Teúl de González Ortega
The one thing San José de Gracia had going for it was that it was a place where people came to have a good time. Teúl, by comparison, was depressingly empty of people or activity. It wasn’t an ugly town, but it had no charm.
I started and ended my road trip in Ajijic, Jalisco, which, as I mentioned, is a newly designated Pueblo Mágico.
If I were to rate Ajijic objectively, it would belong solidly among the other Runners Up.
We don’t have a lot of historical architecture here. And I think there are some seriously shortcomings in terms of cleanliness and accessibility. Even the towns at the Bottom of the Barrel felt tidy and well-maintained, with wide, continuous sidewalks and wheelchair ramps at most corners. I didn’t see nearly as much trash on the ground in any of the other Pueblos Mágicos I’ve visited as I routinely see in Ajijic.

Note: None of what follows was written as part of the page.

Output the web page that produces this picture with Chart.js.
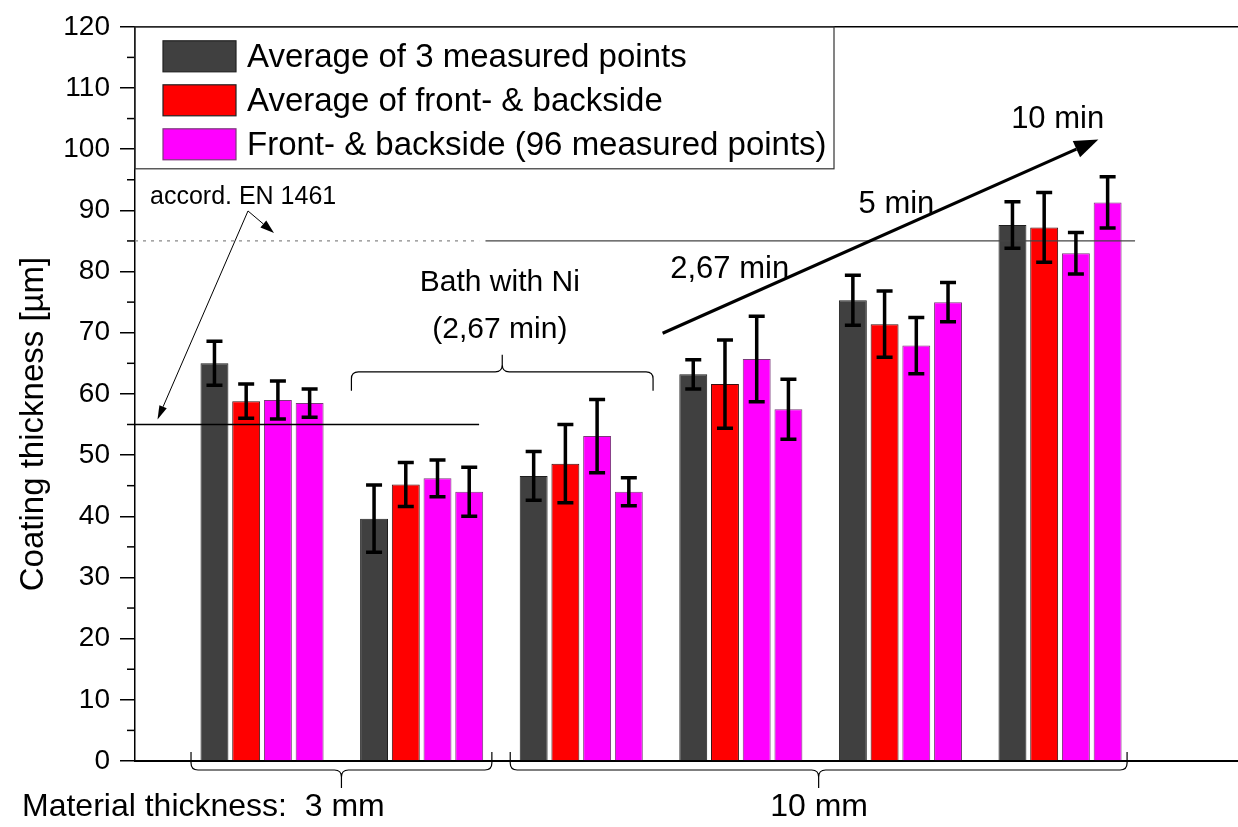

But we have a few things here that really elevate our town. First off is the malecón, which provides a pleasant place to walk along the lakefront and for families to gather for picnics. The lake may not be swimmable, but it is pretty. And the town is surrounded by lovely hills that offer some great hiking opportunities.
Although the architecture lacks historical significance, there has been a concerted effort by local artists over the years to provide a lot of colorful murals. I think this really makes Ajijic unique.
And Ajijic is teeming with outstanding restaurants of all varieties, and there are many charming hotels and B&Bs. Overall, our town is an attractive place worthy of a visit.
I would love to see Ajijic get cleaned up. The eyesore that used to be a restaurant on the pier at the lakefront needs to be renovated into something nice. Sidewalks need to be improved, and cobblestone streets (if they are to remain) need to be better maintained. We also need a tourist information office, and some printed brochures pointing out places of interest.
As a newly designated Pueblo Mágico, Ajijic has some catching up to do. They are forming a committee to work on it, and that’s a good thing. I hope in a few years my town will have risen to the top of the heap.